Can you see why it’s so important that followers of Jesus Christ make it a constant priority to continue growing as learning disciples? God has made us stewards of his inspired Word. And as we work hard to study it, and even harder to obey it, and even harder to teach it to others, not only will we glorify God; not only will we please God; not only will we be blessed; but we’ll also be a blessing to others as we point them to the fullness of salvation they can enjoy through Jesus Christ our Lord.

Walking Points

  • So, how are you doing with this? Are you a learning disciple? What changes would you have to make in your life to become one? Or, if you are one, talk about the difference it’s made in your life. Discuss your questions, answers, and thoughts with two or three other brothers in Christ.

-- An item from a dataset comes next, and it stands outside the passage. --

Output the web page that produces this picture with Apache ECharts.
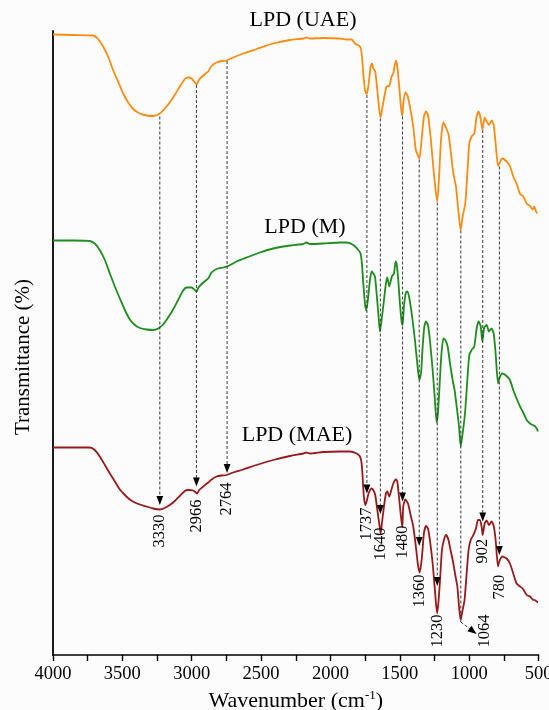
<!DOCTYPE html>
<html><head><meta charset="utf-8">
<script src="https://cdn.jsdelivr.net/npm/echarts@6/dist/echarts.min.js"></script>
<style>html,body{margin:0;padding:0;background:#fcfcfc}#c{width:549px;height:710px}</style>
</head><body><div id="c"></div>
<script>
// ---- data (wavenumber cm-1, offset transmittance a.u.) ----
const seriesNames = ['LPD (UAE)', 'LPD (M)', 'LPD (MAE)'];
const xTickLabels = [4000, 3500, 3000, 2500, 2000, 1500, 1000, 500];

const uaeWn = [4000,3855,3711,3675,3639,3603,3567,3531,3494,3458,3422,3374,3326,3278,3230,3181,3134,3086,3049,3026,3001,2977,2965,2946,2917,2881,2857,2821,2785,2749,2701,2629,2532,2413,2292,2196,2172,2148,2052,1932,1884,1847,1823,1787,1775,1763,1751,1739,1727,1710,1701,1691,1677,1662,1648,1638,1624,1607,1595,1576,1559,1547,1528,1518,1504,1492,1482,1475,1460,1446,1427,1403,1384,1359,1343,1326,1311,1297,1278,1259,1242,1230,1218,1203,1186,1167,1148,1131,1114,1095,1081,1061,1047,1028,1013,999,982,963,946,932,917,905,888,874,857,838,823,809,792,783,761,730,706,682,658,633,609,585,561,542,530,518,508];
const uaeT = [124.1,124.0,123.9,123.2,121.7,119.7,117.0,114.7,112.3,110.5,109.2,108.3,107.9,107.8,108.3,109.7,111.5,113.7,115.2,115.5,115.3,114.5,114.1,115.1,115.9,116.7,117.8,118.5,118.8,118.9,119.5,120.3,121.2,122.3,123.0,123.3,123.5,123.3,123.4,123.3,123.1,123.1,122.3,121.7,120.3,116.3,113.0,112.2,113.7,117.7,118.3,117.3,116.7,113.0,109.0,107.5,109.7,112.3,113.7,113.8,115.7,116.3,118.9,117.7,113.7,109.7,107.8,110.3,112.5,112.0,109.7,105.7,101.0,99.3,103.0,107.7,108.7,108.0,103.7,97.7,93.0,90.7,95.0,103.0,106.5,105.5,104.0,100.3,96.3,93.7,89.7,85.0,87.7,90.3,96.3,102.3,103.7,104.3,107.7,108.7,107.3,105.1,107.5,106.7,106.0,106.9,106.0,102.3,97.8,98.3,99.3,98.7,97.8,95.7,94.3,92.2,91.7,90.3,89.8,89.1,89.7,88.7,88.3];

const mWn = [4000,3855,3735,3699,3663,3626,3590,3554,3518,3482,3446,3410,3374,3326,3278,3242,3206,3170,3134,3098,3062,3038,3001,2977,2965,2951,2917,2881,2857,2821,2773,2737,2677,2605,2509,2412,2292,2196,2172,2148,2052,1932,1884,1835,1799,1783,1773,1763,1751,1742,1730,1715,1703,1691,1679,1667,1653,1643,1631,1614,1600,1590,1576,1566,1557,1542,1530,1523,1511,1499,1487,1480,1470,1456,1444,1427,1408,1391,1374,1359,1347,1335,1323,1311,1297,1283,1263,1247,1234,1225,1215,1201,1186,1172,1155,1138,1119,1105,1090,1073,1061,1047,1030,1013,999,982,963,946,932,917,905,891,874,857,838,823,809,792,783,761,730,706,682,658,633,614,585,561,542,528,513,504];
const mT = [82.9,82.9,82.8,82.3,81.0,79.0,76.3,73.7,71.3,69.0,67.1,66.0,65.4,65.1,65.0,65.3,66.1,67.5,69.1,71.0,72.9,73.5,73.5,73.0,72.7,73.5,74.5,75.3,76.5,77.2,77.5,77.8,78.7,79.5,80.5,81.3,81.9,82.2,82.5,82.2,82.3,82.5,82.5,82.0,81.0,80.3,78.3,74.3,70.3,68.9,71.0,75.0,76.7,76.3,75.7,72.3,67.7,64.7,67.0,71.0,74.3,75.5,73.7,74.7,75.7,76.3,78.7,78.3,75.0,70.3,66.7,66.0,69.7,72.5,72.7,70.7,67.0,63.0,58.3,55.0,56.3,61.7,65.7,66.7,66.0,63.0,57.0,51.0,46.5,48.3,53.0,59.7,63.3,63.0,61.7,58.3,55.0,53.0,49.7,45.7,41.7,44.3,48.3,55.0,60.0,61.0,61.7,65.3,66.7,65.8,62.7,65.5,66.0,64.7,65.3,64.3,60.3,54.3,55.3,56.3,55.8,55.0,53.0,51.3,49.7,48.7,47.0,46.3,46.0,45.8,45.3,44.7];

const maeWn = [4000,3855,3735,3699,3663,3626,3590,3554,3518,3482,3446,3410,3374,3326,3278,3230,3194,3158,3122,3086,3050,3025,2989,2970,2961,2946,2917,2881,2857,2821,2785,2749,2701,2629,2533,2412,2292,2196,2172,2148,2052,1932,1860,1811,1787,1775,1768,1759,1749,1739,1725,1703,1691,1677,1662,1648,1638,1629,1614,1600,1590,1576,1561,1547,1528,1518,1506,1494,1482,1475,1460,1441,1422,1403,1384,1369,1355,1340,1326,1311,1297,1283,1263,1249,1239,1230,1220,1210,1196,1182,1167,1150,1134,1114,1100,1085,1073,1061,1047,1033,1018,1004,989,970,951,936,922,908,903,888,874,857,838,823,809,792,783,761,730,706,682,658,633,614,585,561,542,528,513,504];
const maeT = [41.5,41.5,41.5,41.0,39.7,38.0,36.3,34.7,33.1,32.0,31.1,30.5,30.1,29.7,29.3,29.1,29.4,30.0,30.8,31.8,32.8,33.0,32.9,32.5,32.3,33.0,33.7,34.5,35.1,35.7,35.9,36.0,36.5,37.1,38.0,39.0,39.8,40.3,40.5,40.3,40.6,40.7,40.7,40.3,39.7,38.3,35.7,31.7,30.0,30.7,32.3,33.3,33.0,32.0,29.0,26.3,24.3,26.3,29.7,32.3,32.7,31.7,33.0,34.3,35.1,34.7,31.7,28.3,25.5,29.7,31.1,30.3,28.0,25.7,21.7,18.0,16.5,19.7,24.3,25.8,25.3,23.0,18.3,13.7,10.3,8.3,11.0,15.0,21.0,23.0,24.0,23.1,21.0,18.3,16.0,13.7,9.7,7.0,9.0,11.0,16.3,21.0,23.0,24.0,25.3,27.0,27.0,25.3,24.0,26.3,26.9,26.0,26.7,25.8,23.0,17.7,18.7,19.7,19.3,18.3,16.3,14.3,13.7,13.3,12.0,11.7,11.1,11.0,10.7,10.5];

// band annotations
const peakLabels  = ['3330','2966','2764','1737','1640','1480','1360','1230','1064','902','780'];
const peakWn      = [3230, 2966, 2745, 1737, 1640, 1480, 1360, 1230, 1060, 902, 782];
const peakTopT    = [107.7, 114.0, 118.8, 112.0, 107.3, 107.7, 99.1, 90.5, 84.9, 105.0, 97.7];
const peakTipT    = [30.0, 33.7, 36.4, 32.3, 28.2, 30.7, 21.8, 13.8, 6.6, 26.7, 20.0];
const peakLabelT  = [24.8, 27.8, 31.2, 26.2, 22.2, 22.6, 12.8, 4.8, 4.8, 20.8, 13.6];
const peakLabelWn = [3230, 2966, 2745, 1737, 1640, 1480, 1360, 1230, 886, 902, 782];
const calloutWn   = [null, null, null, null, null, null, null, null, 946, null, null];
const calloutT    = [null, null, null, null, null, null, null, null, 4.2, null, null];

// ---- chart ----
const FONT = '"Liberation Serif", "Times New Roman", serif';
const colors = ['#FA8C14', '#1E8C1E', '#961A1C'];
const zip = (a, b) => a.map((x, i) => [x, b[i]]);
const annData = peakWn.map((w, i) => [w, peakTopT[i], peakTipT[i], peakLabelT[i], peakLabelWn[i]]);

const chart = echarts.init(document.getElementById('c'));
const lineSeries = [zip(uaeWn, uaeT), zip(mWn, mT), zip(maeWn, maeT)].map((d, i) => ({
  name: seriesNames[i], type: 'line', data: d, showSymbol: false, smooth: 0.2,
  lineStyle: { color: colors[i], width: 1.8 }, itemStyle: { color: colors[i] }, z: 3
}));

const annSeries = {
  type: 'custom', coordinateSystem: 'cartesian2d', data: annData, silent: true, clip: false, z: 5,
  renderItem: (params, api) => {
    const i = params.dataIndex;
    const w = api.value(0);
    const top = api.coord([w, api.value(1)]);
    const tip = api.coord([w, api.value(2)]);
    const lab = api.coord([api.value(4), api.value(3)]);
    const dash = { stroke: '#3a3a3a', lineWidth: 1, lineDash: [3, 2] };
    const ah = 9, aw = 3.4;
    const ch = [];
    if (calloutWn[i] == null) {
      ch.push({ type: 'line', shape: { x1: top[0], y1: top[1], x2: tip[0], y2: tip[1] - ah + 1 }, style: dash });
      ch.push({ type: 'polygon', shape: { points: [[tip[0] - aw, tip[1] - ah], [tip[0] + aw, tip[1] - ah], [tip[0], tip[1]]] }, style: { fill: '#000' } });
    } else {
      const end = api.coord([calloutWn[i], calloutT[i]]);
      ch.push({ type: 'line', shape: { x1: top[0], y1: top[1], x2: tip[0], y2: tip[1] }, style: dash });
      const dx = end[0] - tip[0], dy = end[1] - tip[1], L = Math.hypot(dx, dy);
      const ux = dx / L, uy = dy / L, bx = end[0] - ux * ah, by = end[1] - uy * ah;
      ch.push({ type: 'line', shape: { x1: tip[0], y1: tip[1], x2: bx, y2: by }, style: dash });
      ch.push({ type: 'polygon', shape: { points: [[bx - uy * aw, by + ux * aw], [bx + uy * aw, by - ux * aw], [end[0], end[1]]] }, style: { fill: '#000' } });
    }
    ch.push({ type: 'text', x: lab[0], y: lab[1], rotation: Math.PI / 2,
      style: { text: peakLabels[i], fill: '#000', font: '16.5px ' + FONT, align: 'center', verticalAlign: 'middle' } });
    return { type: 'group', children: ch };
  }
};

chart.setOption({
  backgroundColor: '#fcfcfc',
  animation: false,
  grid: { left: 53, right: 10.5, top: 31, bottom: 55, outerBoundsMode: 'none', containLabel: false },
  xAxis: {
    type: 'value', min: 500, max: 4000, interval: 250, inverse: true,
    axisLine: { show: true, lineStyle: { color: '#000', width: 1.6 } },
    axisTick: { show: true, length: 6, lineStyle: { color: '#000', width: 1.4 } },
    splitLine: { show: false },
    axisLabel: { color: '#000', fontFamily: FONT, fontSize: 18.5, margin: 10, showMinLabel: true, showMaxLabel: true,
      formatter: v => (xTickLabels.indexOf(v) >= 0 ? String(v) : '') },
    name: '{a|Wavenumber (cm}{s|-1}{a|)}', nameLocation: 'middle', nameGap: 33,
    nameTextStyle: { rich: {
      a: { fontFamily: FONT, fontSize: 22, color: '#000', lineHeight: 24 },
      s: { fontFamily: FONT, fontSize: 13, color: '#000', verticalAlign: 'top', lineHeight: 14 }
    } }
  },
  yAxis: {
    type: 'value', min: 0, max: 124.8,
    axisLine: { show: true, lineStyle: { color: '#000', width: 1.8 } },
    axisTick: { show: false }, axisLabel: { show: false }, splitLine: { show: false },
    name: 'Transmittance (%)', nameLocation: 'middle', nameRotate: 90, nameGap: 19,
    nameTextStyle: { fontFamily: FONT, fontSize: 21, color: '#000', padding: [0, 28, 0, 0] }
  },
  graphic: [
    { type: 'text', x: 303, y: 20, style: { text: seriesNames[0], font: '22px ' + FONT, fill: '#000', align: 'center', verticalAlign: 'middle' } },
    { type: 'text', x: 305, y: 227, style: { text: seriesNames[1], font: '22px ' + FONT, fill: '#000', align: 'center', verticalAlign: 'middle' } },
    { type: 'text', x: 297, y: 435, style: { text: seriesNames[2], font: '22px ' + FONT, fill: '#000', align: 'center', verticalAlign: 'middle' } }
  ],
  series: lineSeries.concat([annSeries])
});
</script></body></html>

  • You can always study Scripture on your own. But check to discover if there are opportunities to study God’s Word with others at your church or another church in your community. If there isn’t, perhaps you can invite some men to your house once a week to study together. Or at a local restaurant.
  • I believe learning God’s Word with our brothers in Christ is the best way to practice the stewardship we’re talking about. Not only can you receive from others, but you can also pass along what you’ve learned to others. And, you can grow in fellowship, as well as pray and care for one another. Take some time right now to pray about this.